Written exercise:
Of the lines listed below, how many contain the string "this"? Answer with the number alone.

Input:
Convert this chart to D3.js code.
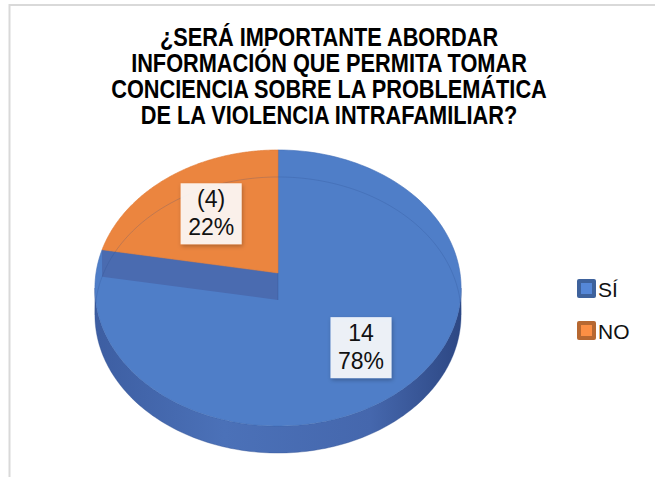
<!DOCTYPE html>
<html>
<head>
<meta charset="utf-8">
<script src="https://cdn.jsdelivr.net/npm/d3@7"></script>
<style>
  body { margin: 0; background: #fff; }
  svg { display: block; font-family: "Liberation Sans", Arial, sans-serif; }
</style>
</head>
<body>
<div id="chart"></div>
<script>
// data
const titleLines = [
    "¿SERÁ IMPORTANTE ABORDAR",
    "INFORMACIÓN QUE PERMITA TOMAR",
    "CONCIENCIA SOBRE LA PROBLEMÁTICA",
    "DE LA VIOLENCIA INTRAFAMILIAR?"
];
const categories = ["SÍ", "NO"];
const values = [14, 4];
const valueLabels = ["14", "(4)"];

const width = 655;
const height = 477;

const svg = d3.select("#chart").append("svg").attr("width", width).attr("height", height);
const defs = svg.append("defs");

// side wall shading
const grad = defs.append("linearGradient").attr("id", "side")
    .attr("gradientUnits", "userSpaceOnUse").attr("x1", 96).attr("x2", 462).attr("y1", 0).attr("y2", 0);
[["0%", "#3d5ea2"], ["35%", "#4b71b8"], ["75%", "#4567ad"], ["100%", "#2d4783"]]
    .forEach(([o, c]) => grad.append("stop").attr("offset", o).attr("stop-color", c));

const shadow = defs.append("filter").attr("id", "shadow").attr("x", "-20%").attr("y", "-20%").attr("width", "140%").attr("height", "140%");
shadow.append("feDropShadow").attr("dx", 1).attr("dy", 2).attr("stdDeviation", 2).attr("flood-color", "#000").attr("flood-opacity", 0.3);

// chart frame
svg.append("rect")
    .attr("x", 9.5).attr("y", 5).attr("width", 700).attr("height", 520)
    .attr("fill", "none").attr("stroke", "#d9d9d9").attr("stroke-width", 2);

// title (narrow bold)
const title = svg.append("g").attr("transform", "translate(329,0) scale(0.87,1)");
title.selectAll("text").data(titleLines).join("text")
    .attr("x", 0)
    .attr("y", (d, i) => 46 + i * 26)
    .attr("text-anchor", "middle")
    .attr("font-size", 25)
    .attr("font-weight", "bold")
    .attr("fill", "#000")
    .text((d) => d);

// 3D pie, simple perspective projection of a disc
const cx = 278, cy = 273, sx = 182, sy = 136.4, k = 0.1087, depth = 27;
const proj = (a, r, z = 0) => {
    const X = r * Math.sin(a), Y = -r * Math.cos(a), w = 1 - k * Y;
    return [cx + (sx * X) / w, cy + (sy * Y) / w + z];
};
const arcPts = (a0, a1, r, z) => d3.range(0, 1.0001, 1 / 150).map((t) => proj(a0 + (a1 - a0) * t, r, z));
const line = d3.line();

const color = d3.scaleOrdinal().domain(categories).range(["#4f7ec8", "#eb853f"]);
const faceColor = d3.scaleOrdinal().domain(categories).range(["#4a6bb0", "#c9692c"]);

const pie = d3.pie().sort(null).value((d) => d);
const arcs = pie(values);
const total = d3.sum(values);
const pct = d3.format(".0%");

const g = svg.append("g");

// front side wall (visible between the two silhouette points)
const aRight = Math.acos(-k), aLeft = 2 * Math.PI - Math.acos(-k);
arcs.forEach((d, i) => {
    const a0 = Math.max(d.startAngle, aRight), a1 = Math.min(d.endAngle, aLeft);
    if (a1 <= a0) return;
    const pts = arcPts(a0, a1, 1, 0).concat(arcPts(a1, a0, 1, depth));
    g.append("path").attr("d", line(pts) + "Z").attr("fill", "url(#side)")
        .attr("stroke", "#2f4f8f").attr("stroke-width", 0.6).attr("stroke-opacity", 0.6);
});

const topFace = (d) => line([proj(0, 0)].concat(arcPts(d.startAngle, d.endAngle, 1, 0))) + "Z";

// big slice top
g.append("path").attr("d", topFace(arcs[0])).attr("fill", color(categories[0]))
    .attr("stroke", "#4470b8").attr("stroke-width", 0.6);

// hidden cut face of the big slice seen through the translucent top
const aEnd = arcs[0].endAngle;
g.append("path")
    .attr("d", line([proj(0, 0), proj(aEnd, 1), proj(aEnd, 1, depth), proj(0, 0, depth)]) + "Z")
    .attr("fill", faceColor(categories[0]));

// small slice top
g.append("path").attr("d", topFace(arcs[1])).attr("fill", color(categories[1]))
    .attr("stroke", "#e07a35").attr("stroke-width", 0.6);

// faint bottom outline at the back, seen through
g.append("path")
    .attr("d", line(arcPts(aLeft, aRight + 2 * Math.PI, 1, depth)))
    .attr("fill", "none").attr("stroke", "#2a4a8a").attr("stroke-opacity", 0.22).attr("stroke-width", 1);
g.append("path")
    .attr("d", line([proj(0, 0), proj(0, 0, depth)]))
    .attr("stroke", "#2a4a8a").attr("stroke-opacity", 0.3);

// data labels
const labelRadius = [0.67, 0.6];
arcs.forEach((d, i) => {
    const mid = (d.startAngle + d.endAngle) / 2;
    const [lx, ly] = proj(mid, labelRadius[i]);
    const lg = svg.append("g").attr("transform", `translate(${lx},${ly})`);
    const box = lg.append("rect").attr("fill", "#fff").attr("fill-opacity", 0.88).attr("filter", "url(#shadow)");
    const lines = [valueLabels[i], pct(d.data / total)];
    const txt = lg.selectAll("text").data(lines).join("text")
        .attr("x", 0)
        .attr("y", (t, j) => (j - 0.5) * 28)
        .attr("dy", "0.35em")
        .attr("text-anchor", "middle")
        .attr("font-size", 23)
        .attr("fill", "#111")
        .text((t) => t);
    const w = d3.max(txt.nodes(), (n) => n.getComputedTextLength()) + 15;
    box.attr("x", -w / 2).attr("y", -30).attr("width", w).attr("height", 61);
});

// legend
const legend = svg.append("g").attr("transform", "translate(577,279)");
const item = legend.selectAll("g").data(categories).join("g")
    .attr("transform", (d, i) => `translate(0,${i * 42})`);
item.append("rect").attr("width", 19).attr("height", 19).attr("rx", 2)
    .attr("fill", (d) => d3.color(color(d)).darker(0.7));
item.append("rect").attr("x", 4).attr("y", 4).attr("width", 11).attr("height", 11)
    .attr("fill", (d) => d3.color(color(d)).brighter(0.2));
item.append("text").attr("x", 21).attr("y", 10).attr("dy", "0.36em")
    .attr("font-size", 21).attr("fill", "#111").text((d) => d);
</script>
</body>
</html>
...
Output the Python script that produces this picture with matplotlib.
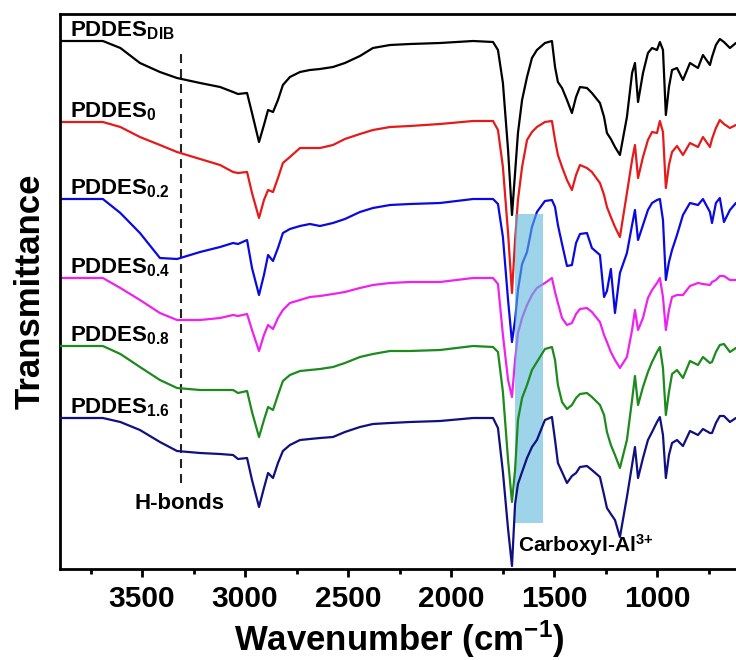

In response:
2